Have you ever told someone that you like them, and it marks the death knell of the relationship? It’s a cruel counter-intuitive outcome of the dating game. You would think that if two people are dating it means they like each other to some degree regardless, so what is the problem with verbalising it?
The problem is that it signifies the end of the chase, and some people are at a point in their life where the chase is giving them something of value, above and beyond a committed relationship. Maybe they’re chasing the dopamine and adrenalin that they feel when they use their charms to attract someone seemingly unattainable. Maybe they’re satisfying some sort of narcissistic craving that’s only satiated when their date starts to fall in love with them, and that’s all they really want. People are at different stages of their dating cycle, and sometimes ‘the chase’ is about gaining self esteem, feeling desired, and getting back into the game. It can be a result of being hurt in a previous relationship. We are often quick to judge these people, as they disappoint others in their quest for validation, but sometimes it’s just a symptom of their self worth, at a particular point in their dating cycle.
So it begs the question, if you really like someone who you think is in it for the chase, is there any way of actually ‘getting them’? The problem is, you sometimes can’t tell if they’re being genuine. You need to look for the red flags during the journey. The biggest red flag is the speed at which they race toward a physical connection. If you feel like they’re pushing the pace, it’s not a great sign. Some people also push the pace of verbal adoration. I once had a person tell me they were madly in love with me on the third date, which was one of many red flags, but I admit, I liked this person, so I rolled with it (I didn’t reciprocate the words), but we slept together, it was really good, they re-affirmed their love for me, and I never saw that person again! I mean, what the hell?!
Other red flags are related to consistency of behaviour.

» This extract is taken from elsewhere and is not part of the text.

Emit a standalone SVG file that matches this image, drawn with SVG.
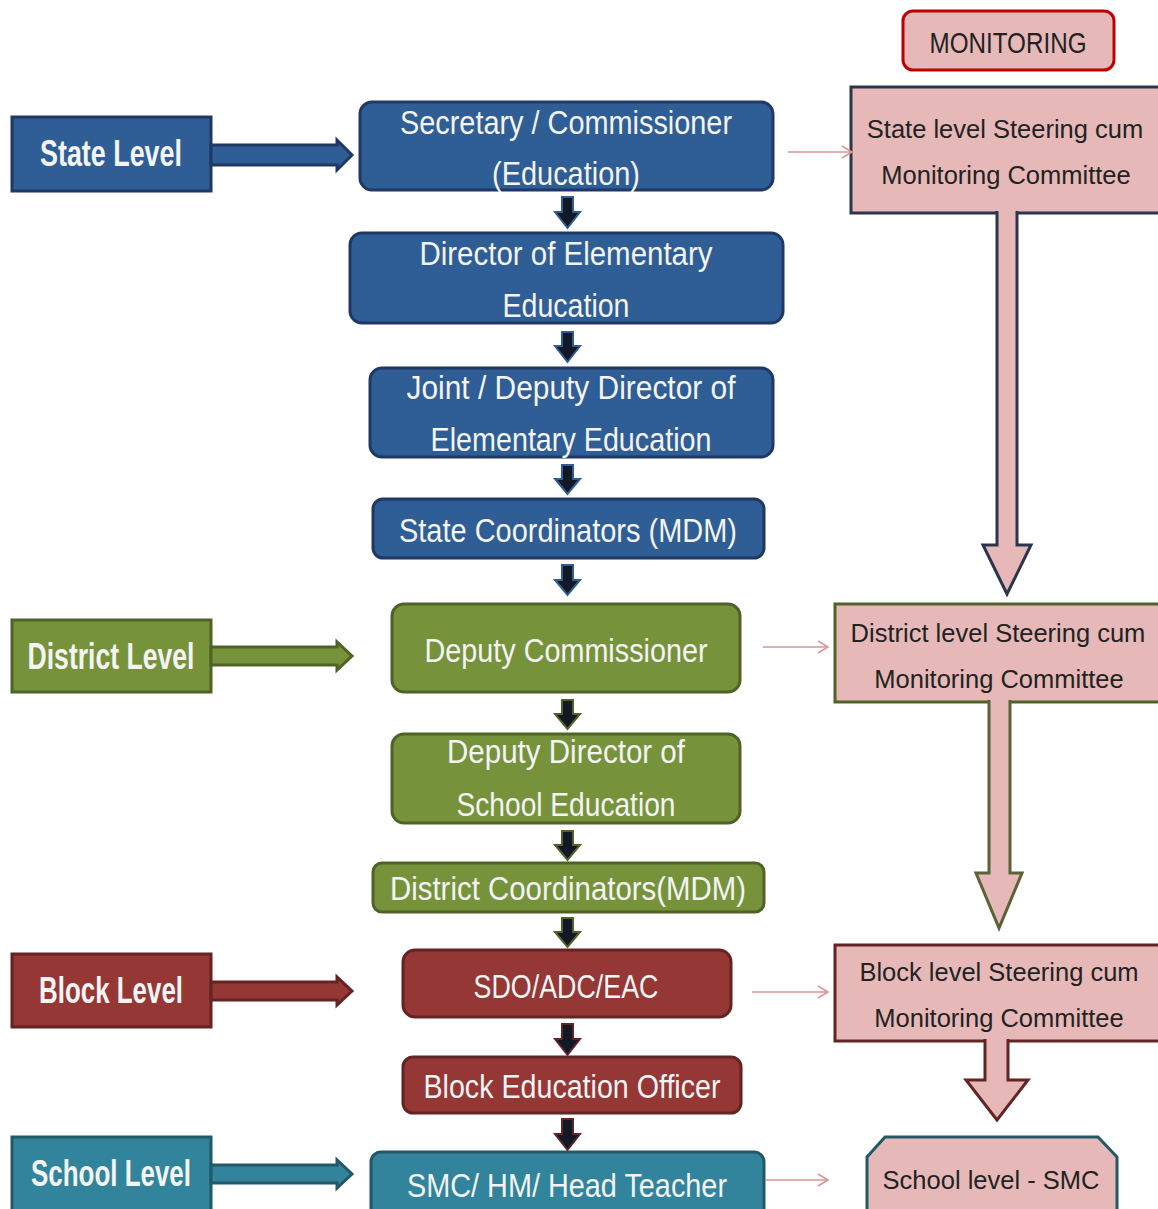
<svg xmlns="http://www.w3.org/2000/svg" width="1158" height="1209" viewBox="0 0 1158 1209">
<defs>
<style>
.t{font-family:"Liberation Sans",Arial,sans-serif;font-size:33px;fill:#F4F4F4;text-anchor:middle}
.lv{font-family:"Liberation Sans",Arial,sans-serif;font-size:37px;font-weight:bold;fill:#F4F4F4;text-anchor:middle}
.pk{font-family:"Liberation Sans",Arial,sans-serif;font-size:29px;fill:#222;text-anchor:middle}
.pk2{font-family:"Liberation Sans",Arial,sans-serif;font-size:25.5px;fill:#222;text-anchor:middle}
.blue{fill:#2F5D96;stroke:#1F3864;stroke-width:3}
.green{fill:#76933C;stroke:#4F6228;stroke-width:3}
.red{fill:#953735;stroke:#632523;stroke-width:3}
.teal{fill:#31849B;stroke:#215968;stroke-width:3}
.pink{fill:#E6B9B8;stroke-width:3}
.thin{stroke:#D99594;stroke-width:1.5;fill:none}
.sa{fill:#121826;stroke-width:2}
</style>
<marker id="op" markerWidth="14" markerHeight="14" refX="12" refY="7" orient="auto" markerUnits="userSpaceOnUse">
<path d="M2,1 L12,7 L2,13" fill="none" stroke="#D99594" stroke-width="1.5"/>
</marker>
</defs>
<rect width="1158" height="1209" fill="#FFFFFF"/>

<!-- Level boxes -->
<g id="state-level">
<rect class="blue" x="12" y="117" width="199" height="74"/>
<path class="blue" d="M211,145 L337,145 L337,140 L352,155 L337,170 L337,165 L211,165 Z"/>
<text class="lv" x="111" y="166" textLength="142" lengthAdjust="spacingAndGlyphs">State Level</text>
</g>
<g id="district-level">
<rect class="green" x="12" y="620" width="199" height="72"/>
<path class="green" d="M211,647 L337,647 L337,642 L352,656 L337,670 L337,665 L211,665 Z"/>
<text class="lv" x="111" y="669" textLength="167" lengthAdjust="spacingAndGlyphs">District Level</text>
</g>
<g id="block-level">
<rect class="red" x="12" y="954" width="199" height="73"/>
<path class="red" d="M211,982 L337,982 L337,977 L352,991 L337,1005 L337,1000 L211,1000 Z"/>
<text class="lv" x="111" y="1003" textLength="144" lengthAdjust="spacingAndGlyphs">Block Level</text>
</g>
<g id="school-level">
<rect class="teal" x="12" y="1137" width="199" height="80"/>
<path class="teal" d="M211,1165 L337,1165 L337,1160 L352,1174 L337,1188 L337,1183 L211,1183 Z"/>
<text class="lv" x="111" y="1186" textLength="160" lengthAdjust="spacingAndGlyphs">School Level</text>
</g>

<!-- Center hierarchy -->
<g id="secretary">
<rect class="blue" x="360" y="102" width="413" height="88" rx="12"/>
<text class="t" x="566" y="134" textLength="332" lengthAdjust="spacingAndGlyphs">Secretary / Commissioner</text>
<text class="t" x="566" y="185" textLength="148" lengthAdjust="spacingAndGlyphs">(Education)</text>
</g>
<g id="director">
<rect class="blue" x="350" y="233" width="433" height="90" rx="12"/>
<text class="t" x="566" y="265" textLength="293" lengthAdjust="spacingAndGlyphs">Director of Elementary</text>
<text class="t" x="566" y="317" textLength="127" lengthAdjust="spacingAndGlyphs">Education</text>
</g>
<g id="joint-director">
<rect class="blue" x="370" y="368" width="403" height="89" rx="12"/>
<text class="t" x="571" y="399" textLength="329" lengthAdjust="spacingAndGlyphs">Joint / Deputy Director of</text>
<text class="t" x="571" y="451" textLength="281" lengthAdjust="spacingAndGlyphs">Elementary Education</text>
</g>
<g id="state-coordinators">
<rect class="blue" x="373" y="499" width="391" height="59" rx="10"/>
<text class="t" x="568" y="542" textLength="338" lengthAdjust="spacingAndGlyphs">State Coordinators (MDM)</text>
</g>
<g id="deputy-commissioner">
<rect class="green" x="392" y="604" width="348" height="88" rx="12"/>
<text class="t" x="566" y="662" textLength="283" lengthAdjust="spacingAndGlyphs">Deputy Commissioner</text>
</g>
<g id="deputy-director-school">
<rect class="green" x="392" y="734" width="348" height="89" rx="12"/>
<text class="t" x="566" y="763" textLength="238" lengthAdjust="spacingAndGlyphs">Deputy Director of</text>
<text class="t" x="566" y="816" textLength="219" lengthAdjust="spacingAndGlyphs">School Education</text>
</g>
<g id="district-coordinators">
<rect class="green" x="373" y="863" width="391" height="49" rx="9"/>
<text class="t" x="568" y="900" textLength="356" lengthAdjust="spacingAndGlyphs">District Coordinators(MDM)</text>
</g>
<g id="sdo">
<rect class="red" x="403" y="950" width="328" height="67" rx="12"/>
<text class="t" x="566" y="998" textLength="185" lengthAdjust="spacingAndGlyphs">SDO/ADC/EAC</text>
</g>
<g id="beo">
<rect class="red" x="403" y="1057" width="338" height="56" rx="10"/>
<text class="t" x="572" y="1098" textLength="297" lengthAdjust="spacingAndGlyphs">Block Education Officer</text>
</g>
<g id="smc-hm">
<rect class="teal" x="371" y="1152" width="393" height="70" rx="10"/>
<text class="t" x="567" y="1197" textLength="320" lengthAdjust="spacingAndGlyphs">SMC/ HM/ Head Teacher</text>
</g>

<!-- Monitoring column -->
<g id="monitoring">
<rect class="pink" x="903" y="11" width="211" height="59" rx="10" stroke="#C00000"/>
<text class="pk" x="1008" y="53" textLength="157" lengthAdjust="spacingAndGlyphs">MONITORING</text>
</g>
<g id="state-committee">
<rect class="pink" x="851" y="87" width="320" height="126" stroke="#2B3550"/>
<text class="pk2" x="1005" y="138">State level Steering cum</text>
<text class="pk2" x="1006" y="184">Monitoring Committee</text>
</g>
<g id="district-committee">
<rect class="pink" x="835" y="604" width="336" height="98" stroke="#4F6228"/>
<text class="pk2" x="998" y="642">District level Steering cum</text>
<text class="pk2" x="999" y="688">Monitoring Committee</text>
</g>
<g id="block-committee">
<rect class="pink" x="835" y="945" width="336" height="96" stroke="#632523"/>
<text class="pk2" x="999" y="981">Block level Steering cum</text>
<text class="pk2" x="999" y="1027">Monitoring Committee</text>
</g>
<g id="school-smc">
<path class="pink" d="M867,1157 L885,1137 L1098,1137 L1117,1157 L1117,1220 L867,1220 Z" stroke="#215968"/>
<text class="pk2" x="991" y="1189">School level - SMC</text>
</g>

<!-- Connectors -->
<g id="connectors">
<path class="sa" stroke="#2F5D96" d="M562,197 L573,197 L573,212 L580,212 L567.5,228 L555,212 L562,212 Z"/>
<path class="sa" stroke="#2F5D96" d="M562,332 L573,332 L573,346 L580,346 L567.5,362 L555,346 L562,346 Z"/>
<path class="sa" stroke="#2F5D96" d="M562,465 L573,465 L573,479 L580,479 L567.5,494 L555,479 L562,479 Z"/>
<path class="sa" stroke="#2F5D96" d="M562,565 L573,565 L573,580 L580,580 L567.5,595 L555,580 L562,580 Z"/>
<path class="sa" stroke="#4F6228" d="M562,700 L573,700 L573,714 L580,714 L567.5,729 L555,714 L562,714 Z"/>
<path class="sa" stroke="#4F6228" d="M562,831 L573,831 L573,845 L580,845 L567.5,860 L555,845 L562,845 Z"/>
<path class="sa" stroke="#4F6228" d="M562,918 L573,918 L573,932 L580,932 L567.5,947 L555,932 L562,932 Z"/>
<path class="sa" stroke="#632523" d="M562,1024 L573,1024 L573,1039 L580,1039 L567.5,1055 L555,1039 L562,1039 Z"/>
<path class="sa" stroke="#632523" d="M562,1119 L573,1119 L573,1134 L580,1134 L567.5,1150 L555,1134 L562,1134 Z"/>
<line class="thin" x1="788" y1="152" x2="852" y2="152" marker-end="url(#op)"/>
<line class="thin" x1="763" y1="647" x2="828" y2="647" marker-end="url(#op)"/>
<line class="thin" x1="752" y1="992" x2="828" y2="992" marker-end="url(#op)"/>
<line class="thin" x1="765" y1="1180" x2="828" y2="1180" marker-end="url(#op)"/>
<path d="M997,211 L997,545 L983,545 L1007,594 L1031,545 L1017,545 L1017,211" fill="#E6B9B8" stroke="#2B3550" stroke-width="3"/>
<path d="M989,700 L989,873 L976,873 L999,928 L1022,873 L1010,873 L1010,700" fill="#E6B9B8" stroke="#5A6236" stroke-width="3"/>
<path d="M985,1039 L985,1080 L966,1080 L997,1120 L1028,1080 L1008,1080 L1008,1039" fill="#E6B9B8" stroke="#632523" stroke-width="3"/>
</g>
</svg>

Are they super keen one day and then standoffish the next? Do they take forever to respond to texts, or avoid phone calls and only text? In my experience you can feel it in your gut. You just know when something isn’t right, and if you really like the person you usually persevere despite the warning signs. So what’s the tactic if you are in this situation? I’ll tell you, but it’s matching ‘game playing’ with ‘game playing’, and that’s not really a healthy way to start the relationship. So I’m sure all the self-help books out there will advise you to move on and save your emotional energy, because playing this game is an awful match of emotional chess. But if you feel like having a punt, and you’re sure your heart can take it regardless of the outcome, channel your inner aloofness. Here’s some tips:
- Keep your texts light and short.
- After they ask a question (by text) stop texting back and leave them hanging. Offer a flimsy apology if they follow up.
- Cancel a date! Show them they’re not a priority.

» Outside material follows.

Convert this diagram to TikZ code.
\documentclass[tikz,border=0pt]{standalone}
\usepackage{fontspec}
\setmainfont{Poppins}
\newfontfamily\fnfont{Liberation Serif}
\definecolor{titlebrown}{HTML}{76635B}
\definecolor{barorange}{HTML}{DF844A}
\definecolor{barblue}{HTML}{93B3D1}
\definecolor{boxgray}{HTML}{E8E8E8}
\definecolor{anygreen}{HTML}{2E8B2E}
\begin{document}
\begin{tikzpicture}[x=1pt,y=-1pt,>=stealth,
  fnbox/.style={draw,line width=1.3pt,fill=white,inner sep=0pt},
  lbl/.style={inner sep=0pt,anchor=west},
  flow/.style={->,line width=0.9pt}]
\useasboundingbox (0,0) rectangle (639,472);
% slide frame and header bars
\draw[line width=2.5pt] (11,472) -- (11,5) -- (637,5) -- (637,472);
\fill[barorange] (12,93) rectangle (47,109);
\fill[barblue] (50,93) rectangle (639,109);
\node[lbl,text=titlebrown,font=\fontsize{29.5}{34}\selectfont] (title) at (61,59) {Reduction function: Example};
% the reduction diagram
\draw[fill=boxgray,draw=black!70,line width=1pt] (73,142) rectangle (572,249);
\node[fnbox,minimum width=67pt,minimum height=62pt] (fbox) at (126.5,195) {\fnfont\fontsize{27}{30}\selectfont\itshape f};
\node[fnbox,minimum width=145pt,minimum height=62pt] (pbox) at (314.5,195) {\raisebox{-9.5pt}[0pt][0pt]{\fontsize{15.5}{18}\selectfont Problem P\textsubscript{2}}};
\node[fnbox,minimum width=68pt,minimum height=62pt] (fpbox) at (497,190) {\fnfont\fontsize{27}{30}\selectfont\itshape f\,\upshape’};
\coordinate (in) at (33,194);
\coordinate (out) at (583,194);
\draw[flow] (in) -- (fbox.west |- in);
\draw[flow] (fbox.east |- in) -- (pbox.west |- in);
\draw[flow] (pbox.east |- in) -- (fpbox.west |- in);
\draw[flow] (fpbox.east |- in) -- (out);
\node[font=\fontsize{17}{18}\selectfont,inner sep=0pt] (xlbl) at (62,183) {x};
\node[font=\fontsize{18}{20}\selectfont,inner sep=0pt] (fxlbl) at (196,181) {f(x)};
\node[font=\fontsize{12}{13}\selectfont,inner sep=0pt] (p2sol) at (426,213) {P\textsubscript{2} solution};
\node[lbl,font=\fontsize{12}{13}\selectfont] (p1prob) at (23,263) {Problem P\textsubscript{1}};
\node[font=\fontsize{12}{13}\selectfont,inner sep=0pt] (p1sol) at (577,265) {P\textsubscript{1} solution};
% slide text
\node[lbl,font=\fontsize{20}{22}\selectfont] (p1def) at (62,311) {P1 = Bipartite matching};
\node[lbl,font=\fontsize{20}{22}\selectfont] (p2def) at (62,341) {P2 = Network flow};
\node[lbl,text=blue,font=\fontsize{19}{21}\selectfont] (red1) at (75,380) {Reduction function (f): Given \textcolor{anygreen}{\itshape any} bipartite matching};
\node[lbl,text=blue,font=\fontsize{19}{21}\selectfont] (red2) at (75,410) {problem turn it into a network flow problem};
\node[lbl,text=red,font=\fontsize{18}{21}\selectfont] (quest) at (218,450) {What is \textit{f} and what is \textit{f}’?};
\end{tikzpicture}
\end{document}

- Post strategically on socials (don’t over do the party pics, it’s too obvious).
- Mix up your dating demeanour. Make sure that every second encounter you’re aloof and reserved.
Ok so this is tongue in cheek, and is actually what you will probably get from someone who isn’t serious about dating YOU. So try to get in early and beat them to the punch. Otherwise you are really just the subject of a chase, and it’s just a matter of time before the spark is unceremoniously extinguished.
In the wrap up, ‘gamers gon be gamers’, and there’s probably not much you can do to woo them. Just try to see it coming, protect your emotions when you see the red flags, and if you’re sure you have a live one, maybe fight flame with flame.